In looking back I do see now some of the mistakes we each made along the way. What bothers me the most is how it feels like I am the one who is being blamed for things going south. I will take some of the blame, but I do feel it works both ways. It just seems that so many stories I read that one person feels there is no hope and wants to quit, while the other party still feels there is hope. I just wonder if she will ever realize how great is was before.

I have read some wonderful things from this site and truly do hope it will help me in my time of need. It's sad that I have no motivation to do anything and even work is a major challenge. All in time right?


----------



## Notaclue (Jan 1, 2010)

Sorry blue welcome to the site. I am going thru the same thing, so I know what you are feeling. The best thing is to keep posting and seeking advice here. The people on this board have a lot of empathy and understanding. They will share their trials and tribulations and help you as much as they can.


----------



## jessi (Feb 11, 2009)

just take it little step at a time. It's all overwhelming I know, a lot of us here are in the same boat, I feel like my whole world is being ripped from under me at time..sometimes being away from the marriage and having a little breathing time makes you think more clearly, maybe that will happen for the both of you and your decisions will make more sense......
Just try doing things for you, exercise, go out with family, friends, keep busy.......
You can't control what she feels and thinks but you can control what you do and how you conduct yourself, be the best you can be.......
good luck and post here when you need to get the anger, hurt out......that's what we all do......


----------



## tc6872blue (Jan 18, 2010)

Thank you both for all the kind words and appreciate the ideas of keeping busy because I know myself all to well. Already I have started the second guessing myself and wondering if I had paid attention to the warning signs if the outcome would be the same. I believe that's what bothers me the most. 

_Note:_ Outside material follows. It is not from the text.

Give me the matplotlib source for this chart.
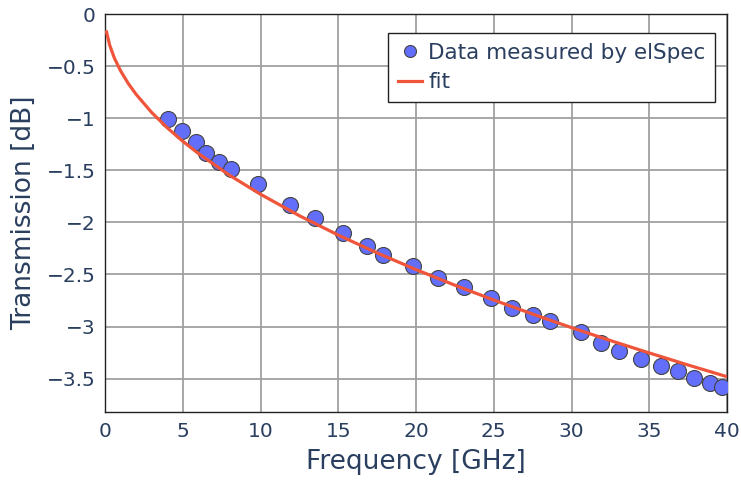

Today will be the start of things to come. We have an appointment to meet with a lawyer later today, so I'm a little nervous about what to expect.


----------



## Notaclue (Jan 1, 2010)

Blue I also second guess what I did or what I could have done better. In fact, I can't sleep thinking of those types of things. 

I think my W is just as much at fault on some things, yet she isn't second guessing anything. She sure sleeps well at night !

I think it's just natural to be in that mode, but we have to learn to pull out of it at some point. 

I don't have any advice on the lawyers at this point, I only had one visit. I don't like them as they only look at this whole thing as a way to make lots of money off of people's misery. Just my two cents....


----------



## Alexandra (Jan 9, 2010)

Lawyers... it's really too bad that we need them in our world! 

It's natural to second guess things and replay the relationship over and over. Concentrate though on what you CAN change, your own tendencies and behaviors that contributed to this. 

Don't discount the fact that this separation (as painful as it is) may help both of you. Your marriage, or at the very least your relationship, may come around. It's happened before. 

For now concentrate on yourself and your son.


----------